Michael Palin's career as a travel documentary presenter began when he set out on a trip to recreate Phileas Fogg's journey that took him Around the World in 80 Days. It was supposed to be a one-off, but Palin caught the travel bug and the BBC caught the ratings.
Since then, he has spent a good part of his life journeying to the Sahara, the Himalaya, around the Pacific Rim, Pole to Pole and following in the footsteps of Ernest Hemingway. All the while, he keeps the hordes entertained. His series Himalaya averaged 8 million viewers, including the Dalai Lama, who is a big fan.
As a boy, Palin used to get his notebook out and loiter in Sheffield train station trainspotting. Sure, he may have been interested in the various classes of locomotive. But what really fascinated him were the people on the trains, blasting through Sheffield on their exotic journey from London to Edinburgh. So, when he finally got his own set of wheels - a bicycle - he regularly rode out on the Yorkshire Moors, pretending he was heading up to Scotland. His world travels were derailed for a while when he met Terry Jones at Oxford, and he became one of the most famous faces in the world. He is still greeted with joyous cries of "Monty Python!" wherever he goes - including Cuba, Africa, Tibet, Russia, China... Now that is fame.
The Nice One If there's on thing that irks Palin about his Python days, it's that he became known as The Nice One. It's probably Terry Gilliam's fault: "He's the one that, no matter how much we hate the others at any given point, everybody likes." But Palin claims: "There are many Pythons nicer than me. Mother Teresa for instance." Nice he may have been, but he was also gut-wrenchingly funny. Think about this. Far more people know all the words to his Lumberjack Song than know the words to God Save the Queen or Silent Night. He still sings of his lumberjack days occasionally while on his travels. But Palin's favourite sketch to perform was The Cheese Shop. "Have you in fact got any cheese here at all?" "No. Not really, sir."
The Technological Age
For any fan of Palin's travels, his website is a wafer thin slice of heaven. Actually, it's a plump and juicy slice, offering everything you can't get from the books or the series.
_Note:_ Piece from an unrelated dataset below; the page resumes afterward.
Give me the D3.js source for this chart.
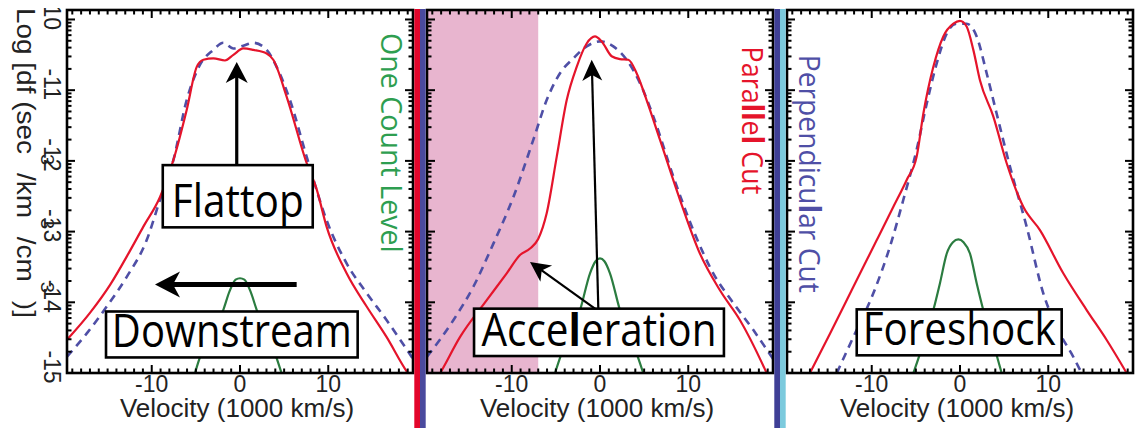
<!DOCTYPE html>
<html>
<head>
<meta charset="utf-8">
<script src="https://cdn.jsdelivr.net/npm/d3@7"></script>
<style>
  html, body { margin: 0; padding: 0; background: #fff; }
  svg { display: block; }
</style>
</head>
<body>
<svg id="chart" width="1141" height="428"></svg>
<script>
// ---- axis ranges and tick labels ----
const velocityDomain = [-19.6, 19.6];          // 1000 km/s
const logFDomain = [-15, -9.866];              // log10 f
const xTickValues = [-10, 0, 10];
const xTickLabels = ["-10", "0", "10"];
const yTickValues = [-15, -14, -13, -12, -11, -10];
const yTickLabels = ["-15", "-14", "-13", "-12", "-11", "-10"];
const panelNames = ["Downstream", "Acceleration", "Foreshock"];

// ---- distribution cuts: [velocity, log f] ----
const downstreamParallel = [[-19.6,-14.53],[-17.0,-14.15],[-14.7,-13.75],[-12.5,-13.28],[-10.95,-12.93],[-9.06,-12.51],[-7.55,-11.99],[-6.04,-11.28],[-4.9,-10.67],[-4.15,-10.57],[-3.02,-10.55],[-1.7,-10.58],[-0.75,-10.50],[0.38,-10.41],[1.51,-10.43],[3.02,-10.48],[3.77,-10.57],[5.28,-11.09],[7.55,-12.03],[8.68,-12.4],[9.81,-12.93],[12.08,-13.59],[14.35,-14.06],[16.6,-14.49],[18.9,-14.98],[19.6,-15.1]];
const downstreamPerpendicular = [[-19.6,-14.77],[-17.36,-14.44],[-15.1,-14.06],[-12.83,-13.64],[-10.57,-13.12],[-9.06,-12.55],[-7.55,-11.99],[-6.04,-11.14],[-4.53,-10.64],[-3.02,-10.43],[-1.89,-10.33],[-0.75,-10.41],[0.38,-10.37],[1.51,-10.33],[3.02,-10.43],[4.15,-10.67],[5.66,-11.14],[7.55,-11.94],[9.81,-12.84],[12.08,-13.45],[14.35,-13.87],[16.6,-14.25],[19.6,-14.8]];
const downstreamOneCount = [[-5.1,-15],[-4.6,-14.8],[-3.3,-14.45],[-1.9,-14.11],[-1.2,-13.85],[-0.5,-13.68],[0,-13.66],[0.5,-13.68],[1.2,-13.85],[1.9,-14.11],[3.1,-14.45],[4.15,-14.79],[4.7,-15]];

const accelerationParallel = [[-19.6,-15.3],[-18.1,-15],[-15.85,-14.49],[-12.83,-13.97],[-10.57,-13.59],[-9.06,-13.33],[-7.93,-13.24],[-6.99,-13.1],[-6.04,-12.74],[-4.9,-11.94],[-3.77,-11.14],[-2.64,-10.67],[-1.51,-10.34],[-0.57,-10.24],[0.19,-10.31],[1.32,-10.52],[2.26,-10.56],[3.21,-10.57],[4.15,-10.76],[5.28,-11.14],[6.79,-11.70],[9.06,-12.55],[11.32,-13.31],[13.59,-13.83],[15.85,-14.25],[18.88,-15],[19.6,-15.2]];
const accelerationPerpendicular = [[-19.6,-14.77],[-16.6,-14.25],[-14.35,-13.78],[-12.08,-13.17],[-9.81,-12.51],[-7.55,-11.70],[-6.04,-11.14],[-4.53,-10.76],[-3.02,-10.55],[-1.51,-10.38],[0,-10.31],[1.51,-10.38],[3.02,-10.57],[4.53,-10.9],[6.04,-11.37],[8.3,-12.22],[10.57,-12.98],[12.83,-13.59],[15.1,-14.01],[17.36,-14.39],[19.6,-14.8]];
const accelerationOneCount = [[-5.1,-15],[-4.0,-14.6],[-2.26,-14.11],[-1.13,-13.59],[-0.5,-13.42],[0,-13.38],[0.5,-13.42],[1.13,-13.59],[2.26,-14.11],[3.8,-14.6],[4.9,-15]];
const acceleratedBeamRange = [-19.6, -7.0];

const foreshockParallel = [[-17,-15],[-14.72,-14.44],[-12.08,-13.78],[-9.43,-13.12],[-7.55,-12.65],[-6.04,-12.27],[-4.91,-11.94],[-4.15,-11.33],[-3.02,-10.67],[-1.89,-10.24],[-0.75,-10.06],[0,-10.02],[0.75,-10.1],[1.51,-10.43],[2.26,-10.86],[3.77,-11.37],[5.28,-12.03],[7.17,-12.65],[9.06,-12.98],[11.7,-13.59],[14.35,-14.11],[16.6,-14.53],[18.88,-15]];
const foreshockPerpendicular = [[-13.96,-15],[-12.08,-14.49],[-9.81,-13.87],[-7.93,-13.21],[-6.42,-12.55],[-4.91,-11.84],[-3.77,-11.19],[-2.64,-10.62],[-1.51,-10.2],[-0.38,-10.06],[0.75,-10.06],[1.89,-10.24],[3.02,-10.76],[4.15,-11.33],[5.66,-12.08],[7.55,-12.93],[9.43,-13.87],[11.32,-14.44],[12.83,-14.77],[13.77,-15]];
const foreshockOneCount = [[-5.28,-15],[-4.15,-14.58],[-3.02,-14.11],[-2.27,-13.73],[-1.5,-13.31],[-0.8,-13.15],[-0.19,-13.11],[0.4,-13.15],[1.13,-13.31],[1.89,-13.73],[2.64,-14.11],[3.77,-14.58],[4.72,-15]];

// ---- colours ----
const RED = "#e5142b", BLUE = "#4f4fa6", GREEN = "#2b7c40", GREEN_TEXT = "#2e9e50";
const PINK = "#e8b5cf";

// ---- layout ----
const panelLeft = [67, 427, 787];
const panelWidth = 346;
const plotTop = 10, plotBottom = 373;

const svg = d3.select("#chart");
const defs = svg.append("defs");

const y = d3.scaleLinear().domain(logFDomain).range([plotBottom, plotTop]);

// panel table built from the arrays above
const panels = [
  { name: panelNames[0], par: downstreamParallel, perp: downstreamPerpendicular, one: downstreamOneCount },
  { name: panelNames[1], par: accelerationParallel, perp: accelerationPerpendicular, one: accelerationOneCount, beam: acceleratedBeamRange },
  { name: panelNames[2], par: foreshockParallel, perp: foreshockPerpendicular, one: foreshockOneCount }
];

// annotation placement in data units (velocity, log f)
const boxes = [
  [{ text: "Downstream", x0: -15.18, x1: 13.33, y0: -14.13, y1: -14.78, len: 240 },
   { text: "Flattop", x0: -8.75, x1: 8.24, y0: -12.06, y1: -12.94, len: 132 }],
  [{ text: "Acceleration", x0: -14.27, x1: 14.04, y0: -14.09, y1: -14.76, len: 235, bold: [4] }],
  [{ text: "Foreshock", x0: -11.7, x1: 11.52, y0: -14.1, y1: -14.75, len: 193 }]
];
const arrows = [
  [{ from: [-0.37, -12.06], to: [-0.37, -10.6], w: 3.2, hl: 21, hw: 11 },
   { from: [6.42, -13.75], to: [-9.63, -13.75], w: 5, hl: 25, hw: 13 }],
  [{ from: [-0.19, -14.09], to: [-0.94, -10.57], w: 2.2, hl: 21, hw: 10 },
   { from: [-0.57, -14.09], to: [-7.93, -13.43], w: 2.2, hl: 20, hw: 10 }],
  []
];
const sideLabels = [
  { text: "One Count Level", color: GREEN_TEXT, x: 15.97, y: -10.19, len: 220, bold: [] },
  { text: "Parallel Cut", color: RED, x: 16.14, y: -10.38, len: 148, bold: [4, 5, 7] },
  { text: "Perpendicular Cut", color: BLUE, x: -18.23, y: -10.5, len: 238, bold: [10] }
];

const BOX_FONT = "'Open Sans', 'Noto Sans', sans-serif";
const AXIS_FONT = "'Liberation Sans', Arial, sans-serif";

// Appends characters as tspans, some of them heavier
function fillChars(textSel, str, boldIdx) {
  if (!boldIdx || !boldIdx.length) { textSel.text(str); return; }
  let run = "";
  const flush = () => { if (run) { textSel.append("tspan").text(run); run = ""; } };
  [...str].forEach((c, i) => {
    if (boldIdx.includes(i)) { flush(); textSel.append("tspan").attr("font-weight", "bold").text(c); }
    else run += c;
  });
  flush();
}

// Scales a text along its reading direction so it spans `len` pixels
function fitText(t, tx, ty, rot, len) {
  const natural = t.node().getComputedTextLength();
  const k = len / natural;
  t.attr("transform", `translate(${tx},${ty})${rot ? " rotate(90)" : ""} scale(${k},1)`);
}

function arrowPath(x1, y1, x2, y2, hl, hw) {
  const dx = x2 - x1, dy = y2 - y1, L = Math.hypot(dx, dy);
  const ux = dx / L, uy = dy / L, nx = -uy, ny = ux;
  const bx = x2 - ux * hl, by = y2 - uy * hl;
  const nxp = x2 - ux * hl * 0.72, nyp = y2 - uy * hl * 0.72;
  return `M${x2},${y2}L${bx + nx * hw},${by + ny * hw}L${nxp},${nyp}L${bx - nx * hw},${by - ny * hw}Z`;
}

panels.forEach((p, i) => {
  const left = panelLeft[i];
  const x = d3.scaleLinear().domain(velocityDomain).range([left, left + panelWidth]);
  const g = svg.append("g").attr("class", "panel-" + p.name.toLowerCase());

  const clipId = "clip-" + i;
  defs.append("clipPath").attr("id", clipId)
    .append("rect").attr("x", left).attr("y", plotTop)
    .attr("width", panelWidth).attr("height", plotBottom - plotTop);

  const plot = g.append("g").attr("clip-path", `url(#${clipId})`);

  if (p.beam) {
    plot.append("rect")
      .attr("x", x(p.beam[0])).attr("y", plotTop)
      .attr("width", x(p.beam[1]) - x(p.beam[0]))
      .attr("height", plotBottom - plotTop)
      .attr("fill", PINK);
  }

  const line = d3.line().x(d => x(d[0])).y(d => y(d[1])).curve(d3.curveMonotoneX);

  plot.append("path").datum(p.one).attr("d", line)
    .attr("fill", "none").attr("stroke", GREEN).attr("stroke-width", 2.2);
  plot.append("path").datum(p.perp).attr("d", line)
    .attr("fill", "none").attr("stroke", BLUE).attr("stroke-width", 2.6)
    .attr("stroke-dasharray", "8,6");
  plot.append("path").datum(p.par).attr("d", line)
    .attr("fill", "none").attr("stroke", RED).attr("stroke-width", 2.2);

  // side label, rotated to read downward
  const sl = sideLabels[i];
  const st = g.append("text").attr("fill", sl.color)
    .attr("font-family", BOX_FONT).attr("font-size", 30).attr("text-anchor", "start");
  fillChars(st, sl.text, sl.bold);
  fitText(st, x(sl.x), y(sl.y), true, sl.len);

  // labelled boxes
  boxes[i].forEach(b => {
    const bx0 = x(b.x0), bx1 = x(b.x1), by0 = y(b.y0), by1 = y(b.y1);
    g.append("rect").attr("x", bx0).attr("y", by0)
      .attr("width", bx1 - bx0).attr("height", by1 - by0)
      .attr("fill", "#fff").attr("stroke", "#000").attr("stroke-width", 2.6);
    const t = g.append("text").attr("font-family", BOX_FONT).attr("font-size", 45)
      .attr("text-anchor", "middle").attr("fill", "#000");
    fillChars(t, b.text, b.bold);
    fitText(t, (bx0 + bx1) / 2, by1 - 10.5, false, b.len);
  });

  // arrows
  arrows[i].forEach(a => {
    const x1 = x(a.from[0]), y1 = y(a.from[1]), x2 = x(a.to[0]), y2 = y(a.to[1]);
    const L = Math.hypot(x2 - x1, y2 - y1);
    const ex = x2 - (x2 - x1) / L * a.hl * 0.7, ey = y2 - (y2 - y1) / L * a.hl * 0.7;
    g.append("line").attr("x1", x1).attr("y1", y1).attr("x2", ex).attr("y2", ey)
      .attr("stroke", "#000").attr("stroke-width", a.w);
    g.append("path").attr("d", arrowPath(x1, y1, x2, y2, a.hl, a.hw)).attr("fill", "#000");
  });

  // ticks on all four sides, pointing inward
  const ticks = g.append("g").attr("stroke", "#000").attr("stroke-width", 2);
  const xMinor = d3.range(-19, 20, 1).filter(v => !xTickValues.includes(v));
  const xTicks = xMinor.map(v => [v, 4.5]).concat(xTickValues.map(v => [v, 8]));
  xTicks.forEach(([v, len]) => {
    ticks.append("line").attr("x1", x(v)).attr("x2", x(v))
      .attr("y1", plotBottom).attr("y2", plotBottom - len);
    ticks.append("line").attr("x1", x(v)).attr("x2", x(v))
      .attr("y1", plotTop).attr("y2", plotTop + len);
  });
  const yMinor = [];
  d3.range(-15, -10).forEach(d => d3.range(2, 10).forEach(k => yMinor.push(d + Math.log10(k))));
  const yTicks = yMinor.map(v => [v, 4.5]).concat(yTickValues.map(v => [v, 8]));
  yTicks.forEach(([v, len]) => {
    ticks.append("line").attr("x1", left).attr("x2", left + len)
      .attr("y1", y(v)).attr("y2", y(v));
    ticks.append("line").attr("x1", left + panelWidth).attr("x2", left + panelWidth - len)
      .attr("y1", y(v)).attr("y2", y(v));
  });

  g.append("rect").attr("x", left).attr("y", plotTop)
    .attr("width", panelWidth).attr("height", plotBottom - plotTop)
    .attr("fill", "none").attr("stroke", "#000").attr("stroke-width", 2.6);

  // x axis labels
  g.append("g").selectAll("text").data(xTickValues).join("text")
    .attr("x", d => x(d)).attr("y", 392)
    .attr("text-anchor", "middle").attr("font-family", AXIS_FONT)
    .attr("font-size", 23).attr("fill", "#222")
    .text((d, j) => xTickLabels[j]);
  g.append("text").attr("x", x(0) - 3).attr("y", 417)
    .attr("text-anchor", "middle").attr("font-family", AXIS_FONT)
    .attr("font-size", 26).attr("fill", "#222")
    .text("Velocity (1000 km/s)");
});

// coloured dividers between panels
const dividerColors = [["#e3062b", "#4a4a9e"], ["#3f3f96", "#7ccadd"]];
dividerColors.forEach((cols, j) => {
  const a = panelLeft[j] + panelWidth + 1.3, b = panelLeft[j + 1] - 1.3;
  const mid = (a + b) / 2;
  svg.append("rect").attr("x", a).attr("y", 9).attr("width", mid - a).attr("height", 428 - 9).attr("fill", cols[0]);
  svg.append("rect").attr("x", mid).attr("y", 9).attr("width", b - mid).attr("height", 428 - 9).attr("fill", cols[1]);
});

// left axis: rotated tick labels and title (clipped at the top edge)
defs.append("clipPath").attr("id", "clip-left")
  .append("rect").attr("x", 0).attr("y", 8).attr("width", 66).attr("height", 420);
const leftAxis = svg.append("g").attr("clip-path", "url(#clip-left)")
  .attr("font-family", AXIS_FONT).attr("fill", "#222");
yTickValues.forEach((v, j) => {
  leftAxis.append("text")
    .attr("transform", `translate(44,${y(v) - 6}) rotate(90)`)
    .attr("text-anchor", "middle").attr("font-size", 23)
    .text(yTickLabels[j]);
});
const title = leftAxis.append("text").attr("font-size", 25).attr("text-anchor", "start");
[["Log [df (sec", false], ["3", true], [" /km", false], ["3", true], [" /cm", false], ["3", true], [" )]", false]]
  .forEach(([s, sup], k) => {
    const ts = title.append("tspan").text(s);
    if (sup) ts.attr("font-size", 18).attr("dy", -24);
    else if (k > 0) ts.attr("dy", 24);
  });
fitText(title, 17, 8, true, 310);
</script>
</body>
</html>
For example, Palin says, it has "a totally A-mazing cross reference system, created by experts working 24 hours a day for over 70 years" which allows you to look up any location, person, animal or mineral encountered on his trips. There is also an evocative entry written by Palin for every day he has been on the road. And then there are the photographs. Billions, trillions, kajillions of beautiful photos, all of which can be downloaded as wallpaper for your computer. And as a final bonus, the site is, according to Palin, "hygienically sound".
The Film, the Book, the T-shirt Palin's travels series has been rather more successfully franchised than most popular programmes of our day. First, there are the DVDs, available individually or in a 6-disc box-set. Then there are the books that accompany the series. All have been bestsellers and rightly so. Palin's vignettes are informative, insightful, and of course, funny. Then there are the photographs, which are glorious. So glorious, in fact, that there are Inside Himalaya and Inside Sahara companion volumes dedicated to Basil Pao's photos. And it's only a matter of time before the production team t-shirts are available on ebay. Isn't it?